Where Is The Berlin Truck Driver? ISIS Claims Responsibility For German Christmas Market Terror Attack, Assailant Still At Large
UPDATE: 05:50 a.m. EST — German authorities are looking for a Tunisian man named Anis A in relation to Monday’s attack, when a truck plowed through a crowded Christmas market in central Berlin killing at least 12 people, based on an identity card found in the vehicle, German media reported.
Investigators said Wednesday more than one person may be involved and that they are possibly still armed. Another suspect was detained Wednesday but was shortly released.
“No one will rest until the perpetrator or perpetrators have been caught,” Interior Minister Thomas de Maizière reportedly said. The police said they have identified over 500 leads that would help them catch the attacker.
Meanwhile, German tabloid Bild reported Wednesday that one of the victims of the attack, the truck’s registered driver Łukasz Urban, likely put up a struggle and was shot only after the truck came to a halt about 50 yards into the market. The tabloid, citing anonymous sources part of the ongoing investigation, said Urban probably tried to grab the wheel to prevent further killings. “There must have been a struggle,” a source told Bild.
Original story:
The driver of the truck, which plowed through a crowded Christmas market in central Berlin on Monday killing at least 12 people, is still at large. German officials detained a Pakistani asylum-seeker Monday night but later released him saying they had the wrong man.
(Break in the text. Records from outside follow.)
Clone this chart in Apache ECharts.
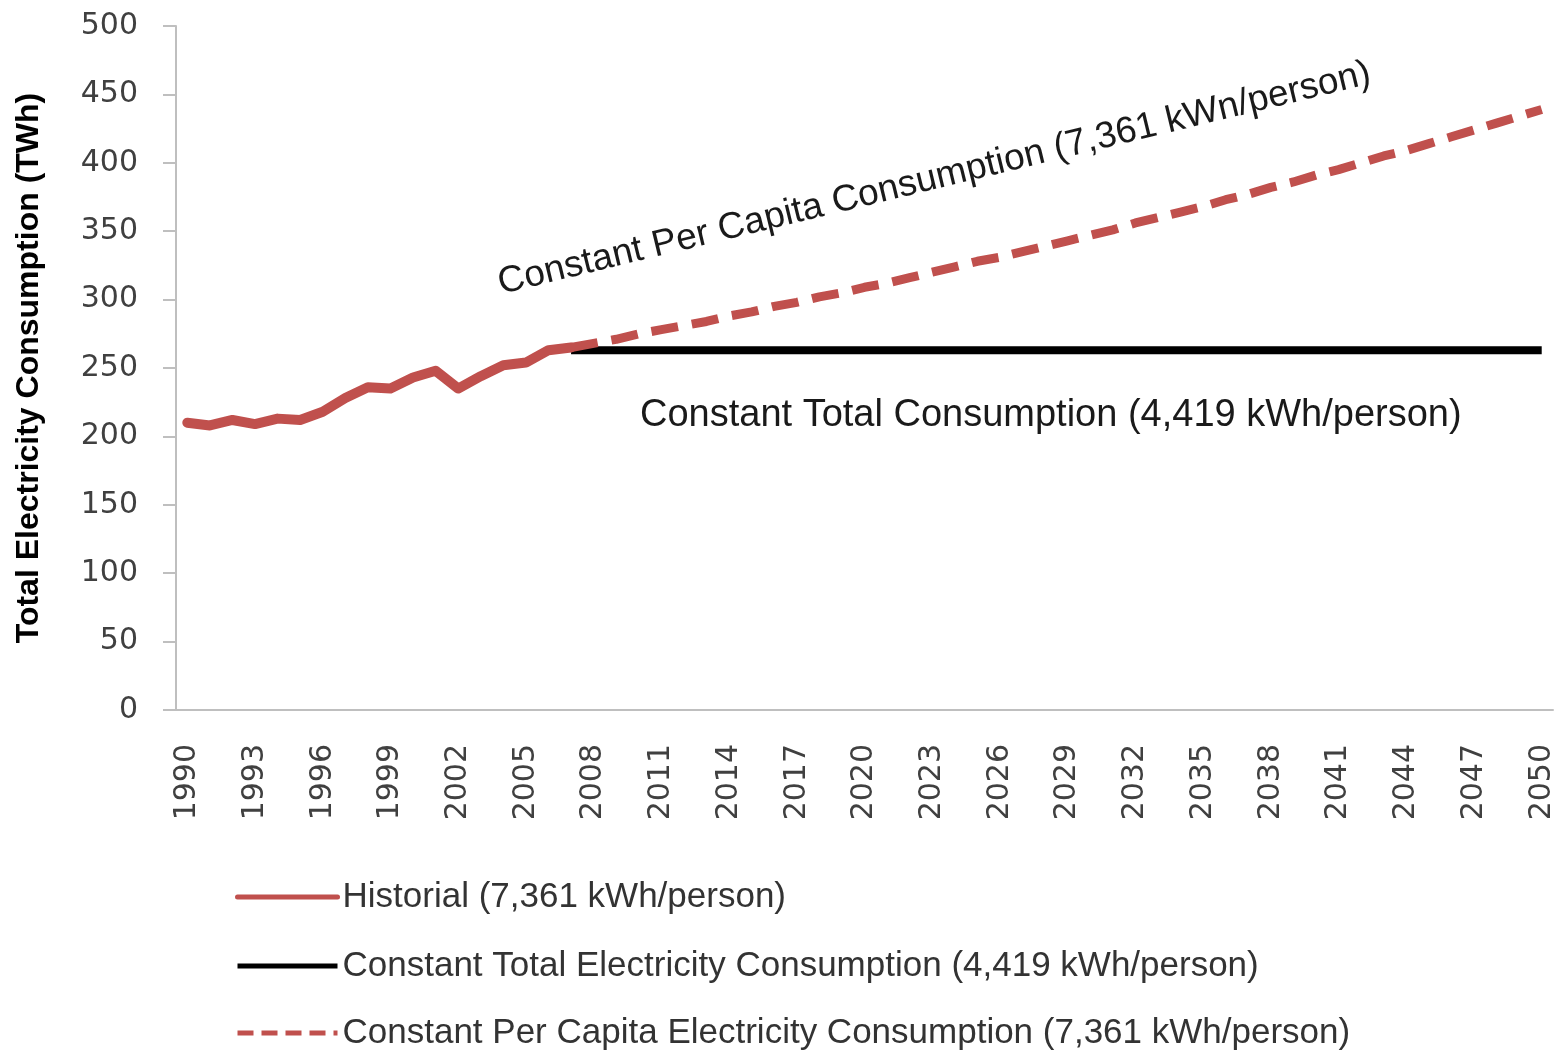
<!DOCTYPE html>
<html>
<head>
<meta charset="utf-8">
<script src="https://cdn.jsdelivr.net/npm/echarts@6/dist/echarts.min.js"></script>
<style>
html,body{margin:0;padding:0;background:#fff;}
#chart{width:1560px;height:1053px;}
</style>
</head>
<body>
<div id="chart"></div>
<script>
// Years 1990..2050
var years = [];
for (var y = 1990; y <= 2050; y++) years.push(String(y));

// Historical total consumption (TWh), 1990..2007
var historical = [210, 208, 212, 209, 213, 212, 218, 228, 236, 235, 243, 248, 235, 244, 252, 254, 263, 265];

// Constant total consumption (TWh), 2007..2050
var constantTotal = [263, 263, 263, 263, 263, 263, 263, 263, 263, 263, 263, 263, 263, 263, 263,
  263, 263, 263, 263, 263, 263, 263, 263, 263, 263, 263, 263, 263, 263, 263,
  263, 263, 263, 263, 263, 263, 263, 263, 263, 263, 263, 263, 263, 263];

// Constant per-capita consumption (TWh), 2007..2050
var constantPerCapita = [265, 268, 271, 275, 278, 281, 284, 288, 291, 295, 298, 302, 305, 309, 312,
  316, 320, 324, 328, 331, 335, 339, 343, 347, 351, 356, 360, 364, 368, 373,
  377, 382, 386, 391, 395, 400, 405, 409, 414, 419, 424, 429, 434, 439];

var yTicks = [0, 50, 100, 150, 200, 250, 300, 350, 400, 450, 500];

var seriesNames = [
  'Historial (7,361 kWh/person)',
  'Constant Total Electricity Consumption (4,419 kWh/person)',
  'Constant Per Capita Electricity Consumption (7,361 kWh/person)'
];

function pad(arr, startYear) {
  var out = [];
  for (var i = 0; i < years.length; i++) {
    var yr = 1990 + i;
    var k = yr - startYear;
    out.push(k >= 0 && k < arr.length ? arr[k] : null);
  }
  return out;
}

var RED = '#C0504D';
var AXIS = '#BFBFBF';

function makeLegend(name, top, extra) {
  var item = {name: name};
  if (extra) item.lineStyle = extra;
  return {
    orient: 'vertical', left: 235, top: top, padding: 0,
    selectedMode: false,
    itemWidth: 100, itemHeight: 20, itemGap: 10,
    itemStyle: {opacity: 0},
    lineStyle: {width: 5},
    textStyle: {fontFamily: 'Liberation Sans', fontSize: 35, color: '#333', lineHeight: 40},
    data: [item]
  };
}

var chart = echarts.init(document.getElementById('chart'), null, {renderer: 'canvas'});
chart.setOption({
  backgroundColor: '#fff',
  animation: false,
  grid: {left: 176, right: 7, top: 26, bottom: 343, containLabel: false, outerBoundsMode: 'none'},
  xAxis: {
    type: 'category',
    data: years,
    boundaryGap: true,
    axisLine: {lineStyle: {color: AXIS, width: 2}},
    axisTick: {interval: 0, length: 9, lineStyle: {color: AXIS, width: 2}},
    axisLabel: {interval: 2, rotate: 90, margin: 34, color: '#404040',
      fontFamily: 'DejaVu Sans', fontSize: 30}
  },
  yAxis: {
    type: 'value',
    min: 0, max: 500, interval: 50,
    name: 'Total Electricity Consumption (TWh)',
    nameLocation: 'middle',
    nameRotate: 90,
    nameGap: 131,
    nameTextStyle: {fontFamily: 'Liberation Sans', fontWeight: 'bold', fontSize: 32, color: '#000'},
    splitLine: {show: false},
    axisLine: {show: true, lineStyle: {color: AXIS, width: 2}},
    axisTick: {show: true, length: 13, lineStyle: {color: AXIS, width: 2}},
    axisLabel: {margin: 38, color: '#404040', fontFamily: 'DejaVu Sans', fontSize: 30,
      formatter: function (v) { return yTicks.indexOf(v) >= 0 ? String(v) : ''; }}
  },
  legend: [
    makeLegend(seriesNames[0], 877),
    makeLegend(seriesNames[1], 946),
    makeLegend(seriesNames[2], 1013, {type: [16, 8], width: 5})
  ],
  series: [
    {
      name: seriesNames[1], type: 'line', data: pad(constantTotal, 2007),
      symbol: 'none', color: '#000',
      lineStyle: {color: '#000', width: 8}
    },
    {
      name: seriesNames[2], type: 'line', data: pad(constantPerCapita, 2007),
      symbol: 'none', color: RED,
      lineStyle: {color: RED, width: 9, type: [27, 14]}
    },
    {
      name: seriesNames[0], type: 'line', data: pad(historical, 1990),
      symbol: 'none', color: RED,
      lineStyle: {color: RED, width: 10, cap: 'round', join: 'round'}
    }
  ],
  graphic: [
    {
      type: 'text', x: 503, y: 302, rotation: 13.6 * Math.PI / 180,
      style: {text: 'Constant Per Capita Consumption (7,361 kWn/person)',
        fontFamily: 'Liberation Sans', fontSize: 37, fill: '#1a1a1a',
        textAlign: 'left', textVerticalAlign: 'bottom'}
    },
    {
      type: 'text', x: 640, y: 416,
      style: {text: 'Constant Total Consumption (4,419 kWh/person)',
        fontFamily: 'Liberation Sans', fontSize: 38, fill: '#1a1a1a',
        textAlign: 'left', textVerticalAlign: 'middle'}
    }
  ]
});
</script>
</body>
</html>
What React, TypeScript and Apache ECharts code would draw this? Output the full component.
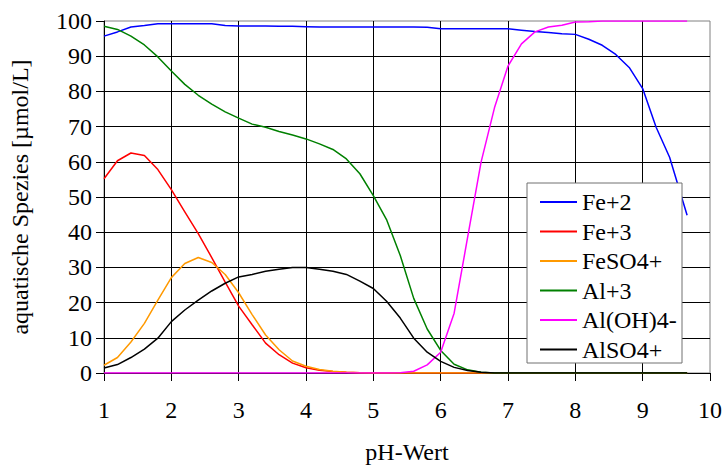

“We need to work on the assumption that an armed perpetrator is still on the loose,” Holger Münch, the head of the federal criminal police office, reportedly said. “We are on high alert and are investigating every possible angle.”
The Islamic State terrorist group, also called ISIS, claimed responsibility for the attack that also left 48 people injured. The group released a statement on the ISIS-affiliated Amaq news agency calling the attacker a “soldier of the Islamic State.”
German authorities are investigating the crash as a deliberate terror attack. Monday’s attack involved a tractor trailer speeding through a popular market outside the Kaiser Wilhelm Memorial Church in Breitscheidplatz, in the western part of central Berlin, at around 8 p.m. (2 p.m. EST).
The attack bears a striking resemblance to the July attack in the city of Nice in France where a Tunisian-born man barreled through a crowded beachfront in the city on Bastille Day, killing 86 people.
Meanwhile, hundreds of people attended a service held at the site of the attack in memory of the victims. In attendance were leading German officials, including Chancellor Angela Merkel and Interior Minister Thomas de Maizière. A group of 60 to 70 members belonging to the local mosque were also present.
“We wanted to show our solidarity and that our community stands for peace,” Hasnen Ahmad, a member of the group, reportedly said.
Merkel released a short statement Tuesday condemning the attack. She said it would be “particularly repugnant” if the attacker was an asylum-seeker given the “many many Germans who have dedicated themselves day after day to helping refugees, and in the face of the many people who actually need our protection and try to integrate into our country.”
Maizière, in a press conference Tuesday, said 18 people were “very seriously injured” in the Monday attack. However, he urged Germans to not “compromise our lifestyle, if we do that the enemies of freedom have already won. We are deeply saddened but we also fight for our freedom.”
Authorities put together a timeline of events as they unfolded, based on the information they had acquired. The attacker hijacked the truck, which belonged to a Polish company and was fitted with Polish license plates, that was on its way to Berlin. He shot the truck’s driver and left the body in the truck.
The attacker sped past Berlin’s zoo station, reaching the Christmas market at about 8 p.m. Monday. A witness told CNN the truck was travelling at 50 miles per hour. After speeding through for about 50 yards, the truck came to a halt after it struck a wooden structure. The attacker fled from the scene, reports said.
Meanwhile, the attack has intensified pressure on Merkel whose open door policy allowed nearly 890,000 asylum-seekers to enter the country last year. The anti-immigration, far-right Alternative for Germany (AfD) party accused Merkel of “importing terror to Germany over the past one and a half years.”
In the U.S., President-elect Donald Trump called the crash an act of terrorism, adding “the civilized world must change thinking” when it comes to such attacks.
The U.S. Department of State Bureau of Consular Affairs urged Americans in Berlin to inform their families of their safety and to stay away from the site of the attack.